November 20, 2018 / 6:42 PM / 7 months ago

UPDATE 1-Hedge fund Elliott raises pressure on Mitek after takeover bid rejected

(Adds details on Elliott stake)

By Svea Herbst-Bayliss and Liana B. Baker

NEW YORK, Nov 20 (Reuters) - Hedge fund Elliott Management on Tuesday asked Mitek Systems Inc to scrap a so-called "poison pill" to let it buy more stock and said it may press for board changes after the software company took steps to protect itself from the activist investor.

Elliott, which invests more than $34 billion, wrote to Mitek's board and asked for "relief from the poison pill recently enacted" in order to buy as much as 14.9 percent of the company's stock.

Elliott has not disclosed the size of its stake, which includes common stock and swaps, but has said it is one of the company's biggest shareholders.

Mitek did not immediately respond to a request for comment.
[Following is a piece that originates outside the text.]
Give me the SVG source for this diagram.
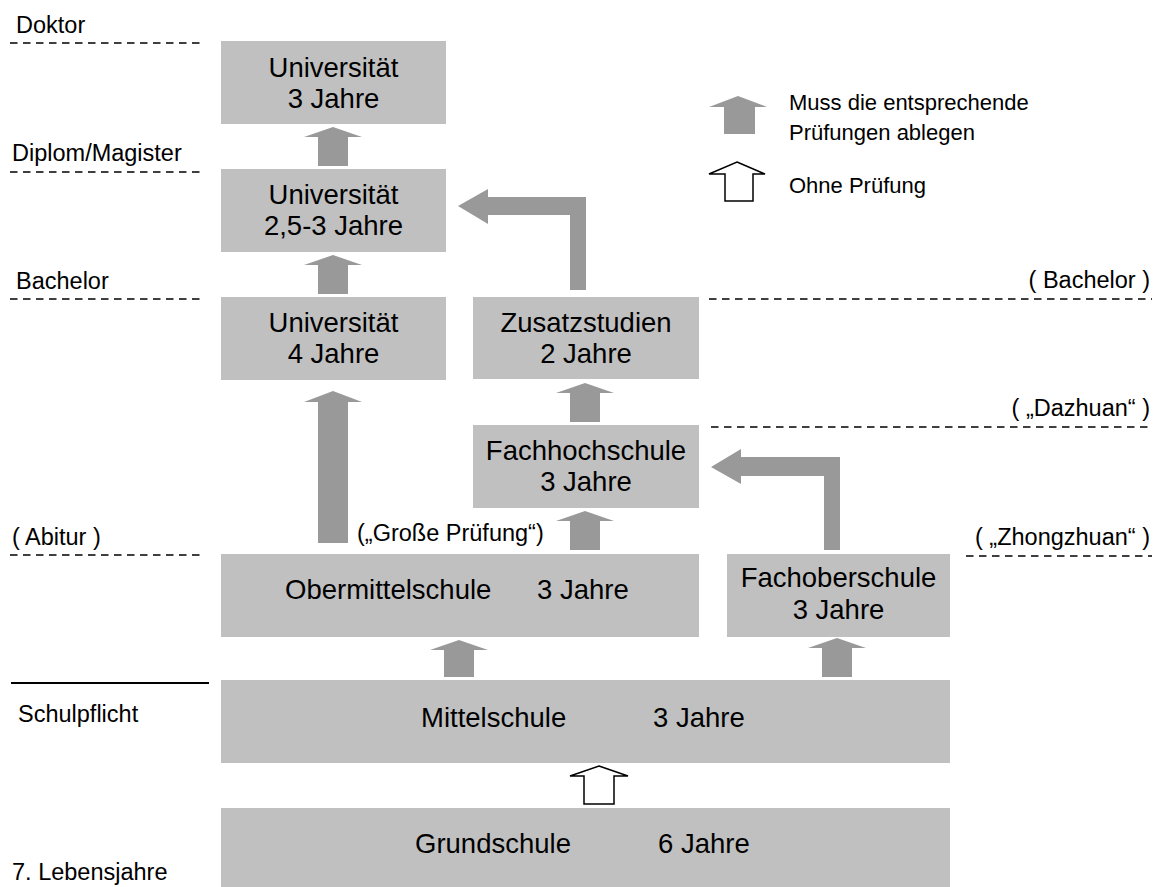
<svg xmlns="http://www.w3.org/2000/svg" width="1161" height="887" viewBox="0 0 1161 887">
<style>
text{font-family:"Liberation Sans",Arial,sans-serif;fill:#000}
.box{fill:#c0c0c0}
.bt{font-size:27.5px;text-anchor:middle}
.bl{font-size:27.5px}
.side{font-size:23.5px}
.sideR{font-size:23.5px;text-anchor:end}
.leg{font-size:22px}
.dash{stroke:#000;stroke-width:1.7;stroke-dasharray:7.5 5.5;fill:none}
.arr{fill:#999999}
.open{fill:#fff;stroke:#000;stroke-width:1.5}
</style>
<g id="levels">
<text class="side" x="16" y="33">Doktor</text>
<line class="dash" x1="10" y1="43" x2="200" y2="43"/>
<text class="side" x="12" y="161">Diplom/Magister</text>
<line class="dash" x1="10" y1="172" x2="200" y2="172"/>
<text class="side" x="16" y="289">Bachelor</text>
<line class="dash" x1="10" y1="299" x2="200" y2="299"/>
<text class="side" x="12" y="545">( Abitur )</text>
<line class="dash" x1="10" y1="555" x2="200" y2="555"/>
<line x1="11" y1="683" x2="209" y2="683" stroke="#000" stroke-width="1.8"/>
<text class="side" x="18" y="722">Schulpflicht</text>
<text class="side" x="12" y="880">7. Lebensjahre</text>
<text class="sideR" x="1150" y="288">( Bachelor )</text>
<line class="dash" x1="709" y1="299" x2="1152" y2="299"/>
<text class="sideR" x="1150" y="416">( „Dazhuan“ )</text>
<line class="dash" x1="711" y1="427" x2="1152" y2="427"/>
<text class="sideR" x="1150" y="545">( „Zhongzhuan“ )</text>
<line class="dash" x1="966" y1="556" x2="1152" y2="556"/>
</g>
<g id="legend">
<polygon class="arr" points="738,96 767,107 755,107 755,134 724,134 724,107 709,107"/>
<text class="leg" x="789" y="110">Muss die entsprechende</text>
<text class="leg" x="789" y="140">Prüfungen ablegen</text>
<polygon class="open" points="737,162 765,174 753,174 753,201 725,201 725,174 709,174"/>
<text class="leg" x="789" y="193">Ohne Prüfung</text>
</g>
<g id="uni3">
<rect class="box" x="221" y="41" width="225" height="83"/>
<text class="bt" x="333.5" y="77">Universität</text>
<text class="bt" x="333.5" y="108">3 Jahre</text>
</g>
<g id="uni25">
<rect class="box" x="221" y="169" width="225" height="83"/>
<text class="bt" x="333.5" y="204">Universität</text>
<text class="bt" x="333.5" y="235">2,5-3 Jahre</text>
</g>
<g id="uni4">
<rect class="box" x="221" y="297" width="225" height="83"/>
<text class="bt" x="333.5" y="332">Universität</text>
<text class="bt" x="333.5" y="363">4 Jahre</text>
</g>
<g id="zusatz">
<rect class="box" x="473" y="297" width="226" height="82"/>
<text class="bt" x="586" y="332">Zusatzstudien</text>
<text class="bt" x="586" y="363">2 Jahre</text>
</g>
<g id="fachhoch">
<rect class="box" x="473" y="425" width="226" height="83"/>
<text class="bt" x="586" y="460">Fachhochschule</text>
<text class="bt" x="586" y="491">3 Jahre</text>
</g>
<g id="obermittel">
<rect class="box" x="221" y="554" width="478" height="83"/>
<text class="bl" x="285" y="599">Obermittelschule</text>
<text class="bl" x="537" y="599">3 Jahre</text>
</g>
<g id="fachober">
<rect class="box" x="727" y="554" width="223" height="83"/>
<text class="bt" x="838.5" y="587">Fachoberschule</text>
<text class="bt" x="838.5" y="619">3 Jahre</text>
</g>
<g id="mittel">
<rect class="box" x="221" y="680" width="729" height="83"/>
<text class="bl" x="421" y="727">Mittelschule</text>
<text class="bl" x="653" y="727">3 Jahre</text>
</g>
<g id="grund">
<rect class="box" x="221" y="808" width="729" height="79"/>
<text class="bl" x="415" y="853">Grundschule</text>
<text class="bl" x="658" y="853">6 Jahre</text>
</g>
<g id="connectors">
<polygon class="arr" points="333,127 362,137 348,137 348,166 318,166 318,137 304,137"/>
<polygon class="arr" points="333,255 362,265 348,265 348,294 318,294 318,265 304,265"/>
<polygon class="arr" points="333,391 362,402 348,402 348,543 318,543 318,402 304,402"/>
<polygon class="arr" points="585,383 614,393 600,393 600,422 570,422 570,393 556,393"/>
<polygon class="arr" points="585,511 614,521 600,521 600,550 570,550 570,521 556,521"/>
<polygon class="arr" points="459,640 488,650 474,650 474,677 444,677 444,650 430,650"/>
<polygon class="arr" points="837,638 866,648 852,648 852,677 822,677 822,648 808,648"/>
<polygon class="arr" points="458,206 488,189 488,197 586,197 586,290 570,290 570,215 488,215 488,224"/>
<polygon class="arr" points="711,467 741,449 741,457 840,457 840,550 824,550 824,476 741,476 741,484"/>
<polygon class="open" points="599,766 628,776 614,776 614,804 584,804 584,776 570,776"/>
<text class="side" x="357" y="541">(„Große Prüfung“)</text>
</g>
</svg>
Elliott is increasing the pressure on San Diego-based Mitek at a time when software company ASG Technologies, which the hedge fund owns, has been pushing to buy Mitek for $10 a share. Mitek has so far rebuffed the overture.

Mitek's share price has climbed 8.64 percent over the past month and was trading at $9.48 on Tuesday.

Elliott wrote that ASG President and Chief Executive Charles Sansbury first approached Mitek about a possible takeover in August, roughly one week before the company announced that long-serving CEO James DeBello and Chief Financial Officer Jeff Davison would be leaving. Earlier this month, the company said on its earnings call that ASG reached out "after the announcement of our executive changes."

Elliott said Mitek was adopting a "path of entrenchment" and had not properly engaged with the hedge fund.

On Oct. 31, ASG Technologies said it wanted to buy Mitek for $10 a share in cash, a 51 percent premium above the stock's closing price on Oct. 9, 2018.

The hedge fund noted that director Bruce Hansen sold Mitek stock at $8.66 earlier in the year, which prompted it to question, in its letter, why a deal at $10 a share would undervalue the company. Elliott also said a number of board members were stretched thin by serving on too many boards.

The deadline for nominating directors is Dec. 7. Elliott has often asked for board seats.

ASG received an investment last year from Evergreen Coast Capital, the private equity arm of Elliott Management. Elliott has been using Evergreen to acquire both public and private companies, and sometimes involves Evergreen when it pushes companies to explore a sale.